On the other hand, Heck cattle are considered by some the most suitable cattle breed for low intensity grazing systems in certain types of nature reserves, due to their ruggedness and lack of need for human care. Heck cattle today are propagated in some places to fulfil the role of extinct megafauna in the ecosystem. However, there is uncertainty as to what ecological niche the aurochs itself filled. Dr Frans Vera claims that the aurochs lived in open parkland and supports their inclusion in nature reserve management. Cis van Vuure, however, in his book, Retracing the Aurochs: History, Morphology and Ecology of an Extinct Wild Ox suggests that the aurochs dwelled in dense forests and marshes while the Wisent dwelled in the open landscape. Wisent supporters claim that Heck cattle landscape management is a public relations ploy in order to illegitimately garner support for Heck cattle at the expense of a genuine native species, the Wisent.
Nevertheless, in view of today's farm breeding programs (primarily to increase milk and meat production), the Heck cattle represent an important source of vital genes. Since a single breeding bull with good genes can be a sperm donor for a hundred thousand offspring, inbreeding becomes a serious problem in modern farm animal management, potentially resulting in diseases that rarely affect Heck cattle and other old farm breeds.

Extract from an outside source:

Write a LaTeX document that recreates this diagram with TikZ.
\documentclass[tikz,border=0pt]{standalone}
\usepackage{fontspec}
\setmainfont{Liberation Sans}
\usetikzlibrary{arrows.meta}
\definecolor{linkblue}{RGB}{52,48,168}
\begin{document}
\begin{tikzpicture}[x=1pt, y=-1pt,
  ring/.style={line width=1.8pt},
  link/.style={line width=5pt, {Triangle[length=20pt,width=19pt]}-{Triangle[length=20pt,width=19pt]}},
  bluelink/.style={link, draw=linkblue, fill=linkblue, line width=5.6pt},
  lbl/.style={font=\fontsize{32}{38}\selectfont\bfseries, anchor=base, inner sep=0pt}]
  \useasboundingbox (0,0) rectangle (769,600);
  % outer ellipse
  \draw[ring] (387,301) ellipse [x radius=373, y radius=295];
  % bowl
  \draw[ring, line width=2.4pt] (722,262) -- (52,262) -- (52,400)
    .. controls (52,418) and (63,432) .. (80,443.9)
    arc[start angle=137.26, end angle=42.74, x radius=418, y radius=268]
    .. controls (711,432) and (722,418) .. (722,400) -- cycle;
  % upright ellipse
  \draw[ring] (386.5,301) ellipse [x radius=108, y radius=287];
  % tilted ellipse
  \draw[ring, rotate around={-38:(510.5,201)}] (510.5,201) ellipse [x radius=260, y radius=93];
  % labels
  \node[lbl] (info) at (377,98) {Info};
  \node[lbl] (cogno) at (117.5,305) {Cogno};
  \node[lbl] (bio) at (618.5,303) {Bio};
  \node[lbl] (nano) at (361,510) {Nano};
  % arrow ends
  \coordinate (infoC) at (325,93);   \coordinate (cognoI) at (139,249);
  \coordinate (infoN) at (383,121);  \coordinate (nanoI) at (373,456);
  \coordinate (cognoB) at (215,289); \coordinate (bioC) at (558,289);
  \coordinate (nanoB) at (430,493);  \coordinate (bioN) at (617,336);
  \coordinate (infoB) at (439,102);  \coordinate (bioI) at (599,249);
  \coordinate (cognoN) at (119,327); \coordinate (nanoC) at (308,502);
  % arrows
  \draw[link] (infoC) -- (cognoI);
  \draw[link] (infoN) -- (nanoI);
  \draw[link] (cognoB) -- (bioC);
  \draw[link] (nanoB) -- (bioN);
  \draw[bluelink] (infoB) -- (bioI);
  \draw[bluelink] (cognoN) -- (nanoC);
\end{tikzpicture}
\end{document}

Now you may be wondering what the heck all this has to do with you today? Well all I can say is, that a heck of a lot of people went to a heck of a lot of trouble, and expense, not to mention spending a heck of a lot of time, to bring these Hecks into existence. Whether it was worth it may be never known, but I can’t help but wonder what our own heck cows are?
In other words, is there something that we too are spending a heck of a lot of time, effort and expense on, which is also controversial in whether the end results are really worth the time, trouble and expense? Or would we and the world, be better off if we spent all that time, expense and effort on more purposeful projects?
Oh, what the Heck! Your thoughts please?